Arguments of the Respondents
- Estoppel: Respondent countered that the NHA was estopped from fixing a different price for the subject properties because Resolution No. 2126, which approved the sale at P700.00 per square meter, had never been revoked.
- Equity: Respondent argued that, in the interest of equity, it should be allowed to purchase the subject properties given its occupation and introduction of improvements thereon.
Issues
- Perfection of Contract: Whether a perfected contract of sale exists between NHA and Grace Baptist Church that would justify specific performance.

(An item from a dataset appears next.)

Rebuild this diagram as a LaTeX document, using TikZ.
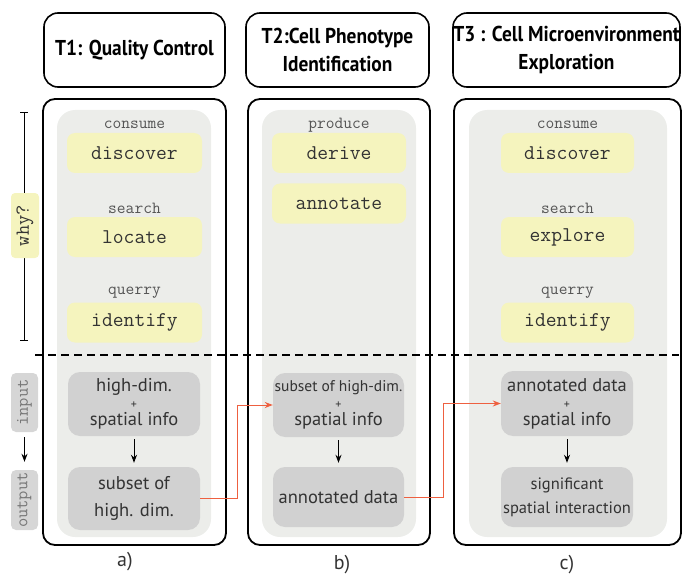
\documentclass[tikz,border=0pt]{standalone}
\usepackage{fontspec}
\setmainfont{PT Sans}
\newfontfamily\titlefont{PT Sans}[FakeStretch=0.9]
\usetikzlibrary{arrows.meta}
\definecolor{panelgray}{HTML}{ECEDEA}
\definecolor{ylw}{HTML}{F5F4BE}
\definecolor{boxgray}{HTML}{D1D1D1}
\definecolor{txt}{HTML}{333333}
\definecolor{capgray}{HTML}{555555}
\definecolor{iogray}{HTML}{D6D6D6}
\definecolor{iotext}{HTML}{777777}
\definecolor{orng}{HTML}{EE6040}
\begin{document}
\begin{tikzpicture}[x=1pt,y=-1pt,
  titlebox/.style={draw,line width=1.6pt,rounded corners=14pt,align=center,inner sep=0pt,
    minimum height=74pt,font=\titlefont\bfseries\fontsize{21.5}{28}\selectfont},
  panel/.style={draw,line width=1.8pt,rounded corners=12pt,inner sep=0pt,minimum height=446pt},
  shade/.style={fill=panelgray,rounded corners=18pt,inner sep=0pt,minimum height=427pt,minimum width=154pt},
  ybox/.style={fill=ylw,rounded corners=8pt,inner sep=0pt,minimum width=134pt,minimum height=40pt,
    text=txt,font=\ttfamily\fontsize{21}{21}\selectfont},
  tasklabel/.style={anchor=base,inner sep=0pt,text=capgray,font=\ttfamily\fontsize{17}{17}\selectfont},
  dbox/.style={fill=boxgray,rounded corners=12pt,inner sep=0pt,minimum width=132pt,align=center,
    text=txt,font=\fontsize{18.5}{17}\selectfont},
  iobox/.style={fill=iogray,rounded corners=5pt,inner sep=0pt,minimum height=27pt,rotate=90,
    text=iotext,font=\ttfamily\fontsize{18}{18}\selectfont},
  flow/.style={-{Stealth[length=8pt,width=6pt]},line width=0.9pt,shorten <=3pt,shorten >=4pt},
  oconn/.style={orng,line width=1pt,-{Stealth[length=8pt,width=6pt]}},
  sublabel/.style={font=\fontsize{20}{20}\selectfont,text=txt}
]
\useasboundingbox (0,0) rectangle (683,575);

% titles
\node[titlebox,minimum width=181pt] (t1) at (134.5,50) {T1: Quality Control};
\node[titlebox,minimum width=183pt] (t2) at (337.5,50) {T2:Cell Phenotype\\Identification};
\node[titlebox,minimum width=227pt] (t3) at (566.5,50) {T3 : Cell Microenvironment\\Exploration};

% shaded inner panels
\node[shade] (sa) at (134,323.5) {};
\node[shade] (sb) at (339,323.5) {};
\node[shade,minimum width=198pt] (sc) at (568,323.5) {};

% outer panels
\node[panel,minimum width=183pt] (pa) at (134.5,322) {};
\node[panel,minimum width=182pt] (pb) at (339,322) {};
\node[panel,minimum width=227pt] (pc) at (567.5,322) {};

% panel a tasks
\node[tasklabel] (ca1) at (134.5,129) {consume};
\node[ybox,minimum width=135pt] (ya1) at (134.5,153) {discover};
\node[tasklabel] (ca2) at (134.5,214) {search};
\node[ybox,minimum width=135pt] (ya2) at (134.5,237) {locate};
\node[tasklabel] (ca3) at (134.5,294) {querry};
\node[ybox,minimum width=135pt] (ya3) at (134.5,322.5) {identify};

% panel b tasks
\node[tasklabel] (cb1) at (339,129) {produce};
\node[ybox] (yb1) at (339,153) {derive};
\node[ybox] (yb2) at (339,203.5) {annotate};

% panel c tasks
\node[tasklabel] (cc1) at (567.5,129) {consume};
\node[ybox,minimum width=133pt] (yc1) at (567.5,153) {discover};
\node[tasklabel] (cc2) at (567.5,214) {search};
\node[ybox,minimum width=133pt] (yc2) at (567.5,237) {explore};
\node[tasklabel] (cc3) at (567.5,294) {querry};
\node[ybox,minimum width=133pt] (yc3) at (567.5,322.5) {identify};

% dashed separator
\coordinate (dl) at (35,355);
\coordinate (dr) at (679,355);
\draw[line width=1.8pt,dash pattern=on 8pt off 5pt] (dl) -- (dr);

% data boxes
\node[dbox,minimum height=64pt] (a1) at (134,404) {high-dim.\\{\fontsize{12}{12}\selectfont +}\\spatial info};
\node[dbox,minimum height=63pt,font=\fontsize{18.5}{27}\selectfont] (a2) at (134,498.5) {subset of\\high. dim.};
\node[dbox,minimum width=131pt,minimum height=64pt] (b1) at (338.5,405) {{\fontsize{15.5}{15}\selectfont subset of high-dim.}\\{\fontsize{12}{12}\selectfont +}\\spatial info};
\node[dbox,minimum width=131pt,minimum height=60pt] (b2) at (338.5,497) {annotated data};
\node[dbox,minimum height=65pt] (c1) at (567,403.5) {annotated data\\{\fontsize{12}{12}\selectfont +}\\spatial info};
\node[dbox,minimum height=60pt,font=\fontsize{16.5}{24}\selectfont] (c2) at (567,497) {significant\\spatial interaction};

\draw[flow] (a1) -- (a2);
\draw[flow] (b1) -- (b2);
\draw[flow] (c1) -- (c2);

% orange connectors
\draw[oconn] (a2.east) -- ++(37,0) |- (b1.west);
\draw[oconn] (b2.east) -- ++(39,0) |- (c1.west);

% why bracket
\coordinate (wtop) at (24,112);
\coordinate (wbot) at (24,341);
\draw[line width=0.8pt,{Bar[width=8pt]}-{Bar[width=8pt]}] (wtop) -- (wbot);
\node[fill=ylw,rounded corners=4pt,inner sep=0pt,minimum width=65pt,minimum height=28pt,rotate=90,
  text=txt,font=\ttfamily\fontsize{20}{20}\selectfont] (why) at (25,225.5) {why?};

% input / output
\node[iobox,minimum width=59pt] (in) at (24.5,402.5) {input};
\node[iobox,minimum width=60pt] (out) at (24.5,500) {output};
\draw[-{Stealth[length=8pt,width=6pt]},line width=0.9pt,shorten <=5pt,shorten >=8pt] (in) -- (out);

% sub labels
\node[sublabel] (la) at (125,562) {a)};
\node[sublabel] (lb) at (342,565) {b)};
\node[sublabel] (lc) at (567,565) {c)};
\end{tikzpicture}
\end{document}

- Application of Equity: Whether equity can be applied to compel the sale of property and validate an unperfected or inexistent contract.
- Estoppel against the Government: Whether NHA is estopped from selling the lots at their fair market value due to its failure to expressly revoke Resolution No. 2126.
Ruling
- Perfection of Contract: No perfected contract of sale existed. The Church's tender of payment at a lower amount constituted a qualified acceptance, which operates as a counter-offer under Article 1319 of the Civil Code. Because the original offer was not accepted, there was no meeting of the minds, rendering the contract inexistent from the beginning and without force and effect.
- Application of Equity: Equity cannot override positive provisions of law. The mere inexistence of a contract does not authorize disposing of a controversy based on equitable principles alone; the relationship is governed by existing civil law. Equity cannot give validity to an inexistent contract.
- Estoppel against the Government: Estoppel does not operate against the Government based on the acts or inaction of its agents. The NHA's failure to expressly revoke Resolution No. 2126 did not estop it from selling the lots at fair market value.
- Treatment of Bad Faith: Both parties acted in bad faith—the NHA in knowingly granting temporary use and allowing improvements, and the Church in making improvements despite knowing the contract was unperfected. Under established jurisprudence, both parties in bad faith are treated as if they were in good faith, bringing Article 448 of the Civil Code into operation. The case was remanded to the trial court to assess the respective values of the improvements and the land, as well as the amounts of reasonable rentals and indemnity.
Doctrines
- Equity Cannot Override Positive Law — Equity jurisdiction cannot be invoked to overrule positive provisions of law. While equity may tilt in favor of one party, it cannot validate an inexistent or void contract.
- Estoppel Does Not Lie Against the Government — The principle of estoppel does not operate against the Government for the acts or omissions of its agents.
- Qualified Acceptance as Counter-Offer — A qualified acceptance or a tender of payment that modifies the terms of the offer constitutes a counter-offer, which rejects the original offer and prevents the perfection of a contract.
- Bad Faith of Both Parties — When both the landowner and the builder act in bad faith, they are treated as if they were both in good faith, entitling them to the rights and obligations under Article 448 of the Civil Code.
Key Excerpts
- "While equity might tilt on the side of one party, the same cannot be enforced so as to overrule positive provisions of law in favor of the other."
- "Equity can not give validity to a void contract, and this rule should apply with equal force to inexistent contracts."
- "It is, after all, hornbook law that the principle of estoppel does not operate against the Government for the act of its agents, or, as in this case, their inaction."
Precedents Cited
- Vda. de Urbano v. Government Service Insurance System, 419 Phil. 948 (2001) — Followed. Established that a qualified acceptance constitutes a counter-offer, precluding the perfection of a contract due to lack of meeting of the minds.
- Republic of the Philippines v. Court of Appeals, G.R. No. 112115 (2001) — Followed. Cited for the doctrine that estoppel does not operate against the Government.
- Depra v. Dumlao, G.R. No. 57348 (1985) — Followed. Cited as authority for remanding the case to the trial court to assess values, rentals, and indemnity for the proper application of Article 448.
- Boyer-Roxas v. Court of Appeals, G.R. No. 100866 (1992) — Followed. Cited for the rule that when both parties act in bad faith, they are treated as if they were both in good faith.
Provisions
- Article 1319, Civil Code — Governs the perfection of contracts; provides that a qualified acceptance constitutes a counter-offer, meaning no meeting of the minds occurs.
- Article 448, Civil Code — Governs the rights of a builder in good faith; applied because both parties in bad faith are treated as if in good faith, giving the landowner the right to appropriate the improvements upon payment of indemnity or oblige the builder to pay the price of the land.
- Articles 546 and 548, Civil Code — Relate to useful and necessary expenses, referenced in conjunction with Article 448 for the determination of indemnity.
- Article 1306, Civil Code — Provides that contracts are binding but stipulations cannot contradict law, morals, good customs, public order, or public policy.
Notable Concurring Opinions
Davide, Jr., C.J., Carpio, and Azcuna, JJ.